## PROBLEM
Retype the entries, please, from their first line to the line containing "519, 524, 527];", exactly and only those lines, minus the pictures.

## ENTRIES PROVIDED
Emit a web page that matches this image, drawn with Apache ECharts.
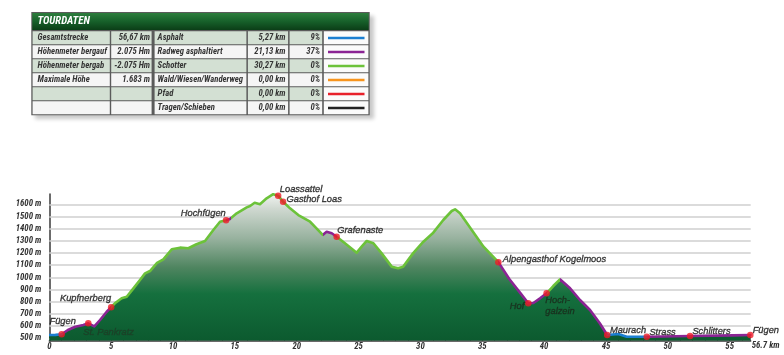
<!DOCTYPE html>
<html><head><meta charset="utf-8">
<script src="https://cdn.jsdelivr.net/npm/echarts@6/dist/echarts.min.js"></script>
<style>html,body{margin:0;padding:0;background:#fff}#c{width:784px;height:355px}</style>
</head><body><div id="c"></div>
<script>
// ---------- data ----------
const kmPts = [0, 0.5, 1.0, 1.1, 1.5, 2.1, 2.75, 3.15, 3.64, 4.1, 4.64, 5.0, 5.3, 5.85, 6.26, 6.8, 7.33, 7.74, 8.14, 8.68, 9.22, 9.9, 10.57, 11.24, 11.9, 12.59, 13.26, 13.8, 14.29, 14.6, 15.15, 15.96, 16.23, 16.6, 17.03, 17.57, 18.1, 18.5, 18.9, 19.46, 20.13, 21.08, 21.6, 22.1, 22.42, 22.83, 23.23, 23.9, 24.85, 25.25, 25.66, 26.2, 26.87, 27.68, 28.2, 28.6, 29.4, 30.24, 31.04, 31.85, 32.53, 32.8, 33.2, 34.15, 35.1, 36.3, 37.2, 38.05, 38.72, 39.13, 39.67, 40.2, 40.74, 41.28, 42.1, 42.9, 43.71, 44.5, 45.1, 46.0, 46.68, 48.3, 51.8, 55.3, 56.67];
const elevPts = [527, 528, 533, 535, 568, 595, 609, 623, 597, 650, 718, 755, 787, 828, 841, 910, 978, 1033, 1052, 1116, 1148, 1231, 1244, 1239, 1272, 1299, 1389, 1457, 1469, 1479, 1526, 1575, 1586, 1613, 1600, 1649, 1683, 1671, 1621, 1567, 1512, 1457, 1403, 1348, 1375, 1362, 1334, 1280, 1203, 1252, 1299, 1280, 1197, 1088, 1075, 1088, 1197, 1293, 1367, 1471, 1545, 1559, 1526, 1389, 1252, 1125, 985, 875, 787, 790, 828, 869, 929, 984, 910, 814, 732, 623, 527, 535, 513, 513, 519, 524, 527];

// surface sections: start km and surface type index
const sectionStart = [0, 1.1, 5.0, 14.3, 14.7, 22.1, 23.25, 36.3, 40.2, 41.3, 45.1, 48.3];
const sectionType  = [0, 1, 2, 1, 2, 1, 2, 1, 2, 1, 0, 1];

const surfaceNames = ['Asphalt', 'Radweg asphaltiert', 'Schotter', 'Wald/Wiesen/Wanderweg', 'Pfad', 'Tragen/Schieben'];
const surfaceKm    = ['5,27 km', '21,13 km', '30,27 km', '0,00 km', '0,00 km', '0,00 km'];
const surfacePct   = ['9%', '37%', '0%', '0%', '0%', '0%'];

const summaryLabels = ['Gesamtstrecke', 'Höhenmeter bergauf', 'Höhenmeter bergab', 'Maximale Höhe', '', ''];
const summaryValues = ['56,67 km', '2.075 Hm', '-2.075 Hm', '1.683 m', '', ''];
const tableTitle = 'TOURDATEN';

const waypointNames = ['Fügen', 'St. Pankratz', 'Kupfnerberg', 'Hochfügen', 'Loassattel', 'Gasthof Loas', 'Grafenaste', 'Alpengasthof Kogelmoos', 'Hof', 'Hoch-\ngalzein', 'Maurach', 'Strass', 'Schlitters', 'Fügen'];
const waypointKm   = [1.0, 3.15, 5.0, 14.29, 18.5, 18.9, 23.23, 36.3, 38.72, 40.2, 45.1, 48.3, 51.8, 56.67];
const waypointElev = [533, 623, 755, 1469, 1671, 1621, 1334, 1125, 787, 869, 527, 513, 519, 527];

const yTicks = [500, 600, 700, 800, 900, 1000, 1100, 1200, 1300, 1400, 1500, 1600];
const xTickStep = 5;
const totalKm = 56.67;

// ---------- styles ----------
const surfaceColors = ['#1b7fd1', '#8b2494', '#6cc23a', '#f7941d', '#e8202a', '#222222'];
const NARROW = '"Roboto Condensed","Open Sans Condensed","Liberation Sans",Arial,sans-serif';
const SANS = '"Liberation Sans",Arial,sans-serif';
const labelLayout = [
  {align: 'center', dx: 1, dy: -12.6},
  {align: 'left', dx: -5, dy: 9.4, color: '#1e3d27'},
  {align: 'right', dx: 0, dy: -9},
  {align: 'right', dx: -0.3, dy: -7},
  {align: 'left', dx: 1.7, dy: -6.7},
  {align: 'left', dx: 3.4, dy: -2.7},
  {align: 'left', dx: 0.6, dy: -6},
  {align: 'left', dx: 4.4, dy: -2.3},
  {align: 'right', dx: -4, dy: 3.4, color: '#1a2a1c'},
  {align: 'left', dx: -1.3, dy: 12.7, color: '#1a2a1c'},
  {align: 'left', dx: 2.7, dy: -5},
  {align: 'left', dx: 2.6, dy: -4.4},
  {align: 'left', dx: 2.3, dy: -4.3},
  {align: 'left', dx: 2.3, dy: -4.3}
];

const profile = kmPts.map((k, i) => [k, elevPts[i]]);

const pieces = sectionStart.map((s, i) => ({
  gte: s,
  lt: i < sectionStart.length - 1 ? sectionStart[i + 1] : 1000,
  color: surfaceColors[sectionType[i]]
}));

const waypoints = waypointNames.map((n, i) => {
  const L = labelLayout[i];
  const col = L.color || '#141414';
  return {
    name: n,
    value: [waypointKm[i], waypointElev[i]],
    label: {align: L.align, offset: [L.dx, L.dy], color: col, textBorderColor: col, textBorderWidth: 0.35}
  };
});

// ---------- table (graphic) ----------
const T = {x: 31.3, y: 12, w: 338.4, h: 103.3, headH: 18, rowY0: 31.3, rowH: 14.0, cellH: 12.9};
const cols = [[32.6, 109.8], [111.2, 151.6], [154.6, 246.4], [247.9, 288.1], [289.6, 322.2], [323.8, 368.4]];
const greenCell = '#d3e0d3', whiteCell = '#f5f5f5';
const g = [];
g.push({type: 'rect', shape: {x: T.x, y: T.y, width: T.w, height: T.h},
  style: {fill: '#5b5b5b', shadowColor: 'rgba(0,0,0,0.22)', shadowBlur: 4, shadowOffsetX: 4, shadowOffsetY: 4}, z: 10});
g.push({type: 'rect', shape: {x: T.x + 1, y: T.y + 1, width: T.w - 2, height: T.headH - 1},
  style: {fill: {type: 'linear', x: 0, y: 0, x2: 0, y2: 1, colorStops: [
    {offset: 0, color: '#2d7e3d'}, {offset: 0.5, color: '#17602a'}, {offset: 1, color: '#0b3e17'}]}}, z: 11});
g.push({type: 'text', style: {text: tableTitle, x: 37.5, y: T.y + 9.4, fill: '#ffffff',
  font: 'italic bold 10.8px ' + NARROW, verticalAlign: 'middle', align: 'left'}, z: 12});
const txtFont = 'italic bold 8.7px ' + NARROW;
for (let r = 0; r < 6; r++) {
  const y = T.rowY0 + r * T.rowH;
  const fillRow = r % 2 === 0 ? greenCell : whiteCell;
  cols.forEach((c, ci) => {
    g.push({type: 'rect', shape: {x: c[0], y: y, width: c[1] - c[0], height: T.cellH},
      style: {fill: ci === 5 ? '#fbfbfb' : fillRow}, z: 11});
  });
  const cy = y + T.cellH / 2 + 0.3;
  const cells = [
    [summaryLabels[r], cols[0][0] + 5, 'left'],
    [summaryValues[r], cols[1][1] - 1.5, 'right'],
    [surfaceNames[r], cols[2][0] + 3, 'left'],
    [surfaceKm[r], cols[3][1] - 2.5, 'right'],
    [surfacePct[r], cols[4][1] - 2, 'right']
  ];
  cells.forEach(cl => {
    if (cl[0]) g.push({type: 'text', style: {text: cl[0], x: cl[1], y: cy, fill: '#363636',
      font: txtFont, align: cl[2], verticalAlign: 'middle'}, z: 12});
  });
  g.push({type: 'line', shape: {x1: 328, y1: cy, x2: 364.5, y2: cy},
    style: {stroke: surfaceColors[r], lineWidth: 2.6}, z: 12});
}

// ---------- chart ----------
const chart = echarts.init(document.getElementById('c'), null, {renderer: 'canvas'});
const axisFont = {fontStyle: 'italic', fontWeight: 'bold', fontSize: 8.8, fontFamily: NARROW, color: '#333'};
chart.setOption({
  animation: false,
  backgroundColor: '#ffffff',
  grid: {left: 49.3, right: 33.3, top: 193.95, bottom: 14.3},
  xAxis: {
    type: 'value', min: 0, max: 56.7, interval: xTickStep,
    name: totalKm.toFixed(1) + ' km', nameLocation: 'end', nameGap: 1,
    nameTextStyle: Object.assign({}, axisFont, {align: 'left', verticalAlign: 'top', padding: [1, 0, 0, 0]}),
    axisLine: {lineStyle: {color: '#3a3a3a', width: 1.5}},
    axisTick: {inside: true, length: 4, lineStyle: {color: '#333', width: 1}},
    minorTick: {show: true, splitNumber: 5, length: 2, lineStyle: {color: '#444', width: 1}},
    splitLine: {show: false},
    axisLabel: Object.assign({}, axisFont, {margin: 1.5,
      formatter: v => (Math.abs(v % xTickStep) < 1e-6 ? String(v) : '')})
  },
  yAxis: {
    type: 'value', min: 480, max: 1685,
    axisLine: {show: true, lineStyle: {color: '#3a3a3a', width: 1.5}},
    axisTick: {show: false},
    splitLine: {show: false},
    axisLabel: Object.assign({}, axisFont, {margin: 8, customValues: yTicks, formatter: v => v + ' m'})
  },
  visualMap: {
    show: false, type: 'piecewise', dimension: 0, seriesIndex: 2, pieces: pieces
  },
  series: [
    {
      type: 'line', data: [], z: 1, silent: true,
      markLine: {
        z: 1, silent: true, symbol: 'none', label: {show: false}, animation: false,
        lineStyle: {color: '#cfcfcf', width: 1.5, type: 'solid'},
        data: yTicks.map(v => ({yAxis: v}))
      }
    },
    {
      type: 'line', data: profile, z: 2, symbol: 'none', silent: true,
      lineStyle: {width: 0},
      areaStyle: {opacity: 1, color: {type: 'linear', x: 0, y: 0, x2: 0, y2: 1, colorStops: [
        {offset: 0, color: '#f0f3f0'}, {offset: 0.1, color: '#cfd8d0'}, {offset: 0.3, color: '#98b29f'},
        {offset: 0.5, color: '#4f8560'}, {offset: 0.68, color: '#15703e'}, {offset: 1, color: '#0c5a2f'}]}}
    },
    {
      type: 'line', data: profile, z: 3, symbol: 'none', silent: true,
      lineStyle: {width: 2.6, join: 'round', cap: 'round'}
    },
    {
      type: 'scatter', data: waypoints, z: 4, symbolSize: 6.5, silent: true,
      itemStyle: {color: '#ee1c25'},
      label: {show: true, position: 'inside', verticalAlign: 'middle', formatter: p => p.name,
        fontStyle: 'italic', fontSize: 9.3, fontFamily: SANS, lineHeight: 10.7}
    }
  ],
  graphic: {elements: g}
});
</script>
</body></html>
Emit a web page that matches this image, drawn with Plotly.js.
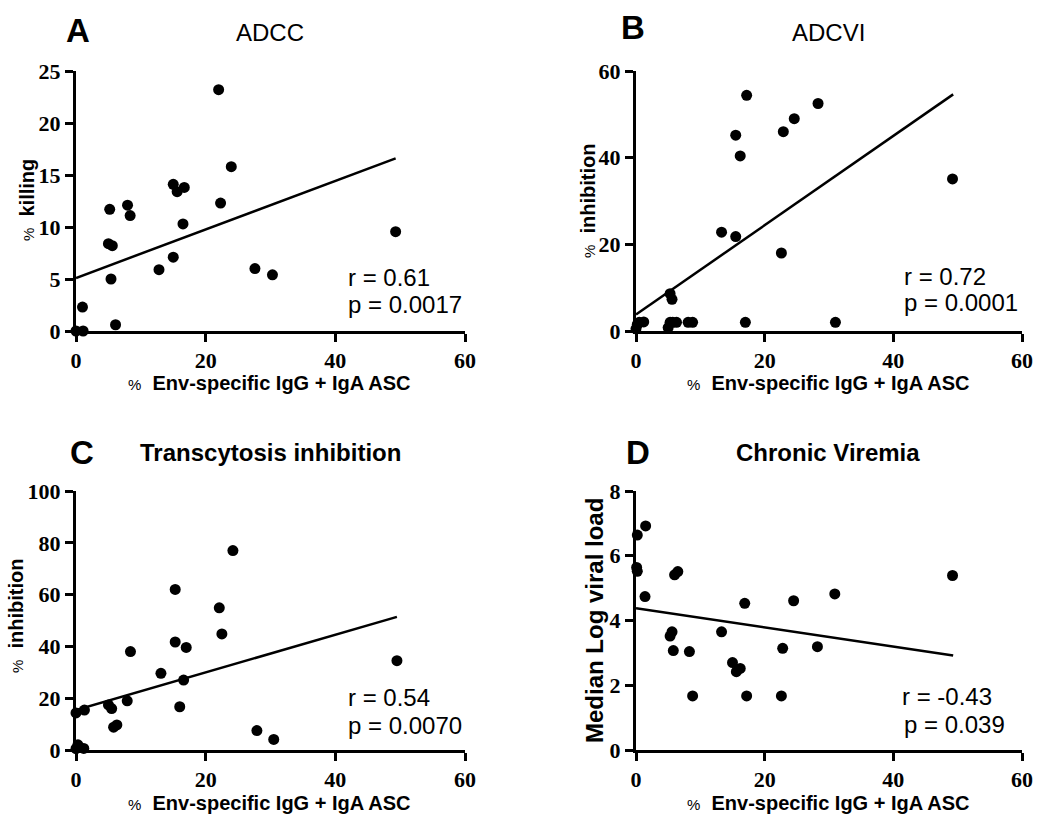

## SOLUTION TO THE PROBLEM
Emit a web page that matches this image, drawn with Apache ECharts.
<!DOCTYPE html>
<html><head><meta charset="utf-8">
<script src="https://cdn.jsdelivr.net/npm/echarts@6/dist/echarts.min.js"></script>
<style>html,body{margin:0;padding:0;background:#fff}#c{width:784px;height:355px}</style>
</head><body><div id="c"></div>
<script>
// ---------- data ----------
const kmPts = [0, 0.5, 1.0, 1.1, 1.5, 2.1, 2.75, 3.15, 3.64, 4.1, 4.64, 5.0, 5.3, 5.85, 6.26, 6.8, 7.33, 7.74, 8.14, 8.68, 9.22, 9.9, 10.57, 11.24, 11.9, 12.59, 13.26, 13.8, 14.29, 14.6, 15.15, 15.96, 16.23, 16.6, 17.03, 17.57, 18.1, 18.5, 18.9, 19.46, 20.13, 21.08, 21.6, 22.1, 22.42, 22.83, 23.23, 23.9, 24.85, 25.25, 25.66, 26.2, 26.87, 27.68, 28.2, 28.6, 29.4, 30.24, 31.04, 31.85, 32.53, 32.8, 33.2, 34.15, 35.1, 36.3, 37.2, 38.05, 38.72, 39.13, 39.67, 40.2, 40.74, 41.28, 42.1, 42.9, 43.71, 44.5, 45.1, 46.0, 46.68, 48.3, 51.8, 55.3, 56.67];
const elevPts = [527, 528, 533, 535, 568, 595, 609, 623, 597, 650, 718, 755, 787, 828, 841, 910, 978, 1033, 1052, 1116, 1148, 1231, 1244, 1239, 1272, 1299, 1389, 1457, 1469, 1479, 1526, 1575, 1586, 1613, 1600, 1649, 1683, 1671, 1621, 1567, 1512, 1457, 1403, 1348, 1375, 1362, 1334, 1280, 1203, 1252, 1299, 1280, 1197, 1088, 1075, 1088, 1197, 1293, 1367, 1471, 1545, 1559, 1526, 1389, 1252, 1125, 985, 875, 787, 790, 828, 869, 929, 984, 910, 814, 732, 623, 527, 535, 513, 513, 519, 524, 527];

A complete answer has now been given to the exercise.